Exercise aim: Write the lines out again, from the top of the material to the line containing "import * as d3 from 'd3';", pictures excluded.

--------

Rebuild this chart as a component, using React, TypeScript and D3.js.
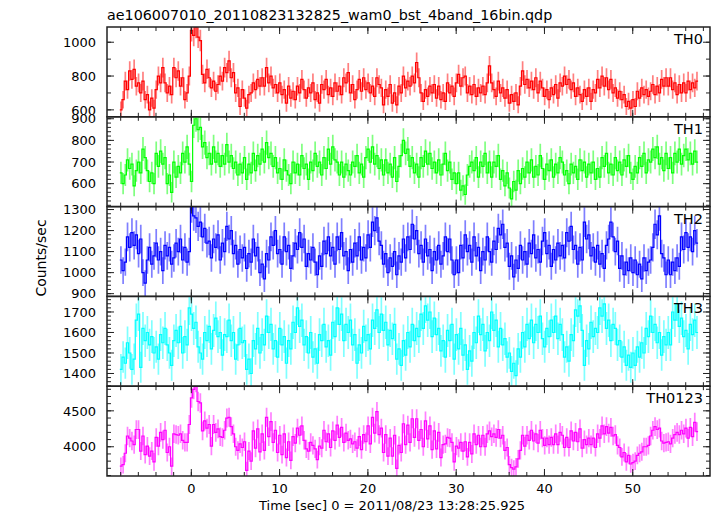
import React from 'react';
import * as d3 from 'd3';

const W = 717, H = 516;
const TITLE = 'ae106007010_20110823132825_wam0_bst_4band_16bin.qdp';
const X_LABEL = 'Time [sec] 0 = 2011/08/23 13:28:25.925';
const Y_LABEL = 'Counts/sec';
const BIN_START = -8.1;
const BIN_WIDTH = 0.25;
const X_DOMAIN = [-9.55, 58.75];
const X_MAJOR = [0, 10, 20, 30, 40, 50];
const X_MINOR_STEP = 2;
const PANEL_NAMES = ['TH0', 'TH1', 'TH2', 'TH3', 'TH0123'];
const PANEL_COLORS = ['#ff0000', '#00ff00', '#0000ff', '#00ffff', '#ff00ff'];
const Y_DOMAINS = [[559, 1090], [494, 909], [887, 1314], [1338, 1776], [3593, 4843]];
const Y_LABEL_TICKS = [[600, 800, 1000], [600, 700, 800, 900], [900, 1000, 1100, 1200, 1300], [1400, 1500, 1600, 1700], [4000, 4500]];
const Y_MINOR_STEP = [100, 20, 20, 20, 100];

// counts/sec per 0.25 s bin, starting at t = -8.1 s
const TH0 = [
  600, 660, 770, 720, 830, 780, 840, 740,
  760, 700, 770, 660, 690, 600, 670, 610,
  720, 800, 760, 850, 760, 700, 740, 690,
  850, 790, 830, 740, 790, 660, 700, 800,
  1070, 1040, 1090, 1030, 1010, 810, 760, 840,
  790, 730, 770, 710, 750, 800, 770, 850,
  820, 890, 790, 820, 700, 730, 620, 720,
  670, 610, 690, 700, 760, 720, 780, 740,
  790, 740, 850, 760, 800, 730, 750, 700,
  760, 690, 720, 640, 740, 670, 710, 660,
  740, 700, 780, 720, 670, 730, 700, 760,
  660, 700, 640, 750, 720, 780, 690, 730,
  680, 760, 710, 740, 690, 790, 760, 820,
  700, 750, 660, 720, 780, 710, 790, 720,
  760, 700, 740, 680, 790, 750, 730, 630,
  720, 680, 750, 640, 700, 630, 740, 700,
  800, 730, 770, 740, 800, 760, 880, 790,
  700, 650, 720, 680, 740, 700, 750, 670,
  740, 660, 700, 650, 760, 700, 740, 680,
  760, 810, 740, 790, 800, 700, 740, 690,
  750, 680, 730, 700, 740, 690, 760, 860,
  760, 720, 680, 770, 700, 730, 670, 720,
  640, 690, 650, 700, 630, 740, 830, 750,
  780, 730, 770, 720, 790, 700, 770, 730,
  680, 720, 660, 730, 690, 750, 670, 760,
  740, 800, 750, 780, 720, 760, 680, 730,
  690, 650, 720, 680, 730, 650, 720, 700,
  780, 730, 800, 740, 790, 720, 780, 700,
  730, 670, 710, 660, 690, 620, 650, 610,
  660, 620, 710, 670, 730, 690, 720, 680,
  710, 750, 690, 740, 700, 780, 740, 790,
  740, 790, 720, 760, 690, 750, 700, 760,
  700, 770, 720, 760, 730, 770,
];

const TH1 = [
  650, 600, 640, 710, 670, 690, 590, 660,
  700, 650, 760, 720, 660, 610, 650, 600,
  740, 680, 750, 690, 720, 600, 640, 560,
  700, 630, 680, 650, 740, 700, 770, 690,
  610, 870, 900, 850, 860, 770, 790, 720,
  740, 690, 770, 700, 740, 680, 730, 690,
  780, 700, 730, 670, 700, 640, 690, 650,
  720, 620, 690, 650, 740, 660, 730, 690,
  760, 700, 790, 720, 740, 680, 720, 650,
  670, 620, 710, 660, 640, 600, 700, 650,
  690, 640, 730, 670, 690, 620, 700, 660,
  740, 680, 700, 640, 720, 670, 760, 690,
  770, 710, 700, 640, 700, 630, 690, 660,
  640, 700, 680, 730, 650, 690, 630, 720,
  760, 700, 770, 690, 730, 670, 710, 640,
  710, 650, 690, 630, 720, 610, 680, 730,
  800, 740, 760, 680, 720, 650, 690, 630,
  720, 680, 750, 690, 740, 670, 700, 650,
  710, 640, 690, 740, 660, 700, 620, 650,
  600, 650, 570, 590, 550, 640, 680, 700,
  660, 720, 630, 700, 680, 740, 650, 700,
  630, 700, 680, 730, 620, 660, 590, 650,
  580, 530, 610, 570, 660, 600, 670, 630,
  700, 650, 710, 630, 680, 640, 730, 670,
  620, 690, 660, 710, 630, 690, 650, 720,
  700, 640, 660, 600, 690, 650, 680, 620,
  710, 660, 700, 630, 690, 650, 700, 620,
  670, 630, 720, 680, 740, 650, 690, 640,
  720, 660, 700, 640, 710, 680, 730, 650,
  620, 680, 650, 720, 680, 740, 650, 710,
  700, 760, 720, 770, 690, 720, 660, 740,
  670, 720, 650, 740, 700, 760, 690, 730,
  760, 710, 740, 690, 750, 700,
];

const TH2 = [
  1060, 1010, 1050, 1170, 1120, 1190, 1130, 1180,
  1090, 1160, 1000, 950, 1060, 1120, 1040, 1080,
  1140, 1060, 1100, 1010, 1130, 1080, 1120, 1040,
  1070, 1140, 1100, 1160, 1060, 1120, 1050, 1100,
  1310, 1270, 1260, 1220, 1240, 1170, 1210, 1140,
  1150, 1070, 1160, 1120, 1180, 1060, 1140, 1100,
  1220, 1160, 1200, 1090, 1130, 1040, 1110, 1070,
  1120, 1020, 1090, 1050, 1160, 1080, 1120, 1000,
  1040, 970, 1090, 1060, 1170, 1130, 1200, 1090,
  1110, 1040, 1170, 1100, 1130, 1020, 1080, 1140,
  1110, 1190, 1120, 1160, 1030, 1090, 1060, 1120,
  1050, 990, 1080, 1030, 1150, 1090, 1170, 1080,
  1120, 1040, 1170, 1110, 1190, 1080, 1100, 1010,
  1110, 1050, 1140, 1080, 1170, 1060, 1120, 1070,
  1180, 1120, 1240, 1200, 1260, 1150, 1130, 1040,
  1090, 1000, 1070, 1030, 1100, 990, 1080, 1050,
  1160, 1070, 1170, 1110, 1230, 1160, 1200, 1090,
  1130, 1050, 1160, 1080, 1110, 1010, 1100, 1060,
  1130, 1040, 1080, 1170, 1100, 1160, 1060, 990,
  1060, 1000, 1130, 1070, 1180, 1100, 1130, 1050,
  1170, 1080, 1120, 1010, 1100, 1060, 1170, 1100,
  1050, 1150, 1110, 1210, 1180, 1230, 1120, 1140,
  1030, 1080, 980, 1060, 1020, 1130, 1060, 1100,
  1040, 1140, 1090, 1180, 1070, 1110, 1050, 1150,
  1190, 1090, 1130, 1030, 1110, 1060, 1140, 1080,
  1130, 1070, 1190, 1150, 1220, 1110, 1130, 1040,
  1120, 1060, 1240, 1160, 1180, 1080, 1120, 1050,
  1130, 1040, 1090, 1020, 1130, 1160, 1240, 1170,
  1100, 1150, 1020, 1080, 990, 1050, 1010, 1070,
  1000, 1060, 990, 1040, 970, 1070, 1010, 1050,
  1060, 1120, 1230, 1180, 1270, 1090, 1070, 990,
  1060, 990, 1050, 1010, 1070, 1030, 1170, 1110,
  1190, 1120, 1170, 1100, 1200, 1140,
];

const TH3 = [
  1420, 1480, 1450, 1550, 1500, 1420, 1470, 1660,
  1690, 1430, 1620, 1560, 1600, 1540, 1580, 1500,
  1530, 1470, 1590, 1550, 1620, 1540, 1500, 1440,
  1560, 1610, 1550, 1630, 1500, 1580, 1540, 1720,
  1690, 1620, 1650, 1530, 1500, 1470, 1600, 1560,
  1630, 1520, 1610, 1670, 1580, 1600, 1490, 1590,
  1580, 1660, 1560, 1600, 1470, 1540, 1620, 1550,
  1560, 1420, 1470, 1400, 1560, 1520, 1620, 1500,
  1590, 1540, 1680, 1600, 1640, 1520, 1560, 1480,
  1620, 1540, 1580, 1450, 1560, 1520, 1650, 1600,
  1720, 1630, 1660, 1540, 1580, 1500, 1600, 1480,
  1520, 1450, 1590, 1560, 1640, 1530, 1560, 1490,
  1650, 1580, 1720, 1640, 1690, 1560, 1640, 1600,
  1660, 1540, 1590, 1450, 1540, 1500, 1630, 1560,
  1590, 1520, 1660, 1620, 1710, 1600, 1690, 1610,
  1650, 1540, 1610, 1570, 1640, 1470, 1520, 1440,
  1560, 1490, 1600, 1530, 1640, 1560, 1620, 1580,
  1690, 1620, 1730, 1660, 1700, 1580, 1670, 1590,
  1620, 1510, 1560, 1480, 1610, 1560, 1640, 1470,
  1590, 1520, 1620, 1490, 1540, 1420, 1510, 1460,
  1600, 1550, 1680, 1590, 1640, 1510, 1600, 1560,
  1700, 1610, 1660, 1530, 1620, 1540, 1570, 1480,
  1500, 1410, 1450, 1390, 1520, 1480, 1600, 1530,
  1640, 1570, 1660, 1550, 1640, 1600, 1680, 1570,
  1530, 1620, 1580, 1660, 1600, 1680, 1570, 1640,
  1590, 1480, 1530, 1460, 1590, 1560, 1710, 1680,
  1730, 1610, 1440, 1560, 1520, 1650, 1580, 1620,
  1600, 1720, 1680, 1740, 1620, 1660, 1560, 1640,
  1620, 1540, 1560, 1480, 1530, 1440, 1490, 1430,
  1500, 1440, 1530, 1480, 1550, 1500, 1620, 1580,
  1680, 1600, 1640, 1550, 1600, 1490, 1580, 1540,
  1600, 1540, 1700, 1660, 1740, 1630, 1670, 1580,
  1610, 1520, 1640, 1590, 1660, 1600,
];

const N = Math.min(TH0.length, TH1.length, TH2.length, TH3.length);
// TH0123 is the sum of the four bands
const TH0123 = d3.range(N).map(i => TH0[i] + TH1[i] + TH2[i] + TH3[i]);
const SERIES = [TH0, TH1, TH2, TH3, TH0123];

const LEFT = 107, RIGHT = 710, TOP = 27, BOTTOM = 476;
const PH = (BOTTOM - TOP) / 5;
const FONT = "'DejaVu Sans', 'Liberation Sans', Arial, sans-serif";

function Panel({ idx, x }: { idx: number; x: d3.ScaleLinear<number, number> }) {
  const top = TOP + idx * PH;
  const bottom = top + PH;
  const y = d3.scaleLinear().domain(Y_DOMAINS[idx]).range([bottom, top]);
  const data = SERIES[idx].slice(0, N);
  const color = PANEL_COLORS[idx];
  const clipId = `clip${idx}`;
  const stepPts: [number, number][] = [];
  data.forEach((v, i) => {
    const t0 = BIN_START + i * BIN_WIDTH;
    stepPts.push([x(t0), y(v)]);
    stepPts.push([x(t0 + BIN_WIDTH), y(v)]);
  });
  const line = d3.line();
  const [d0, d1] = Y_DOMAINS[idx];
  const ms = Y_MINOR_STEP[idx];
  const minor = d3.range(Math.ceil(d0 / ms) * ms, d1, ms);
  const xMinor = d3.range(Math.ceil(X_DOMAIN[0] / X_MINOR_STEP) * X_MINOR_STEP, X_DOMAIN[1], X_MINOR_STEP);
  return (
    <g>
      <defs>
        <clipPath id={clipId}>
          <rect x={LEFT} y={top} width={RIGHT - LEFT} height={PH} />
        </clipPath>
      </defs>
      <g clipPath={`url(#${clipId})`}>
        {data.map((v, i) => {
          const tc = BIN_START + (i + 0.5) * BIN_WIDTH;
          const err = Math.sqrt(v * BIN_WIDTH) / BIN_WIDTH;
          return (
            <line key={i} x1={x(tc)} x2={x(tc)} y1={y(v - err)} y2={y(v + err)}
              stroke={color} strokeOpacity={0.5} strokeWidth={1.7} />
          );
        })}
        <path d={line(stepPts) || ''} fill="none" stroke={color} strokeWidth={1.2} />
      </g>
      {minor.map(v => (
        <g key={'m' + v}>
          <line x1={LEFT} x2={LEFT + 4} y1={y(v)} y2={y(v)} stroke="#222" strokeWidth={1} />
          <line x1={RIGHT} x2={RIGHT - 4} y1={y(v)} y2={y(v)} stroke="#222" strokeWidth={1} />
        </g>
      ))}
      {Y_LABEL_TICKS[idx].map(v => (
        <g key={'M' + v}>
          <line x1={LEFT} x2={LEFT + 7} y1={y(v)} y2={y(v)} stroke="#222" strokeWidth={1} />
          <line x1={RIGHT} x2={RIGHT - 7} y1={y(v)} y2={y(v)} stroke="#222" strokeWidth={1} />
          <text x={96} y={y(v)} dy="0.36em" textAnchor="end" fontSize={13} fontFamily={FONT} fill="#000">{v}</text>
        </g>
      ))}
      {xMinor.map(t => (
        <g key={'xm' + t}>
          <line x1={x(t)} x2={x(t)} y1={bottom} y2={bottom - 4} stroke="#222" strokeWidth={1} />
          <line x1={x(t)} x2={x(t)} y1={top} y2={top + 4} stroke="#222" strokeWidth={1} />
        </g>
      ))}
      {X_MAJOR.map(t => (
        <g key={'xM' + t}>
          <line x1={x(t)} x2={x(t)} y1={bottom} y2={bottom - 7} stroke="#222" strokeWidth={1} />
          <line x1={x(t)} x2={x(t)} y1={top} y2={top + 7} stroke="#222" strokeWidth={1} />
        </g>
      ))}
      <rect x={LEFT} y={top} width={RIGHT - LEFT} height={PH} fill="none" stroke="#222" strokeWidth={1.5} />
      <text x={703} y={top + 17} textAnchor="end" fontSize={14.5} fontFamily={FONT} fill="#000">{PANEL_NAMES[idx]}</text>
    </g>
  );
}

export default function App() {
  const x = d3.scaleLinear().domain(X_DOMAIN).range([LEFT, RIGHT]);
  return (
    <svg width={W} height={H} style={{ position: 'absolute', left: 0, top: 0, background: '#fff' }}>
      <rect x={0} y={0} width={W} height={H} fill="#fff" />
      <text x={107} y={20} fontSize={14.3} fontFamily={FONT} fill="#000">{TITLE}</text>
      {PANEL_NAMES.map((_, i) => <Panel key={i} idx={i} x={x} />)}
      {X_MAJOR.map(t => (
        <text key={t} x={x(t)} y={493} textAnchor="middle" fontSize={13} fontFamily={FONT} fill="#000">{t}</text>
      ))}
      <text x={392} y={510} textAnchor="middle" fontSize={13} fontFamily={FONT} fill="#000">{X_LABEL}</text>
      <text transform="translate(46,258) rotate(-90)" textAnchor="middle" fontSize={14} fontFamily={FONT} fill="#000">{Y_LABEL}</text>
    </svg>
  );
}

--------

The answer:
Rebuild this chart as a component, using React, TypeScript and D3.js.
import React from 'react';
import * as d3 from 'd3';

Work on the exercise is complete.